Modern software-based services are implemented as large scale, highly distributed systems running in cloud or data centers. Disruptive real -world events like hardware failures or software bugs can create turbulent conditions in the environments where these systems and can lead to unpredictable outcomes. Chaos Engineering is a study of system’s ability to withstand such disruptive turbulent conditions. It works by purposefully injecting failure into the production environment that mirrors the actual failure modes and monitors the recovery.

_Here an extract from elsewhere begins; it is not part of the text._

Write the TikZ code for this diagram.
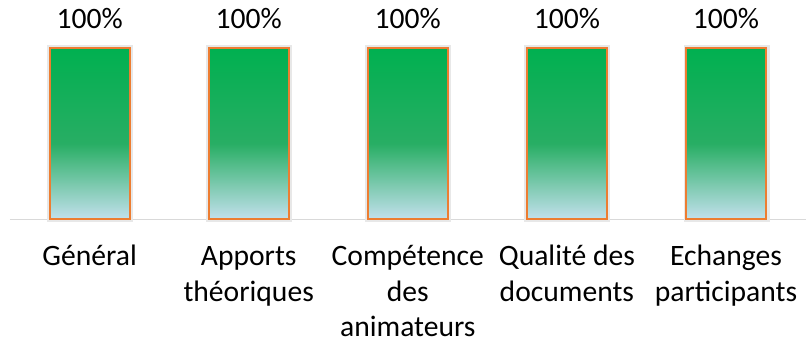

Chaos engineering uses experimentation to study effects of such disruptions. These experiments typically start by defining “steady state” of the system and come up with metrics that can be used to measure this steady state. Then various events that mirror the failure modes (aka “Chaos”) that are possible in our production environment (e.g. server crash), are injected systematically in the system in controlled environment.
Effect of the injected “Chaos” is observed by collecting and analyzing the metrics identified above. If the system is able to recover successfully, this builds confidence in system’s ability to handle an actual unplanned outage. If a failure to recover is observed, then it becomes a target for improvement before that behavior manifests in the system at large. By automating these chaos experiments, it is possible to identify several such vulnerabilities on a continual basis.
This webinar goes into details of what Chaos Engineering is, why is it important, and how to use it to build immunity in Production Systems.
It also emphasizes that extensive monitoring & logging is essential for the success of Chaos Engineering in its goal to improve the resiliency of the system.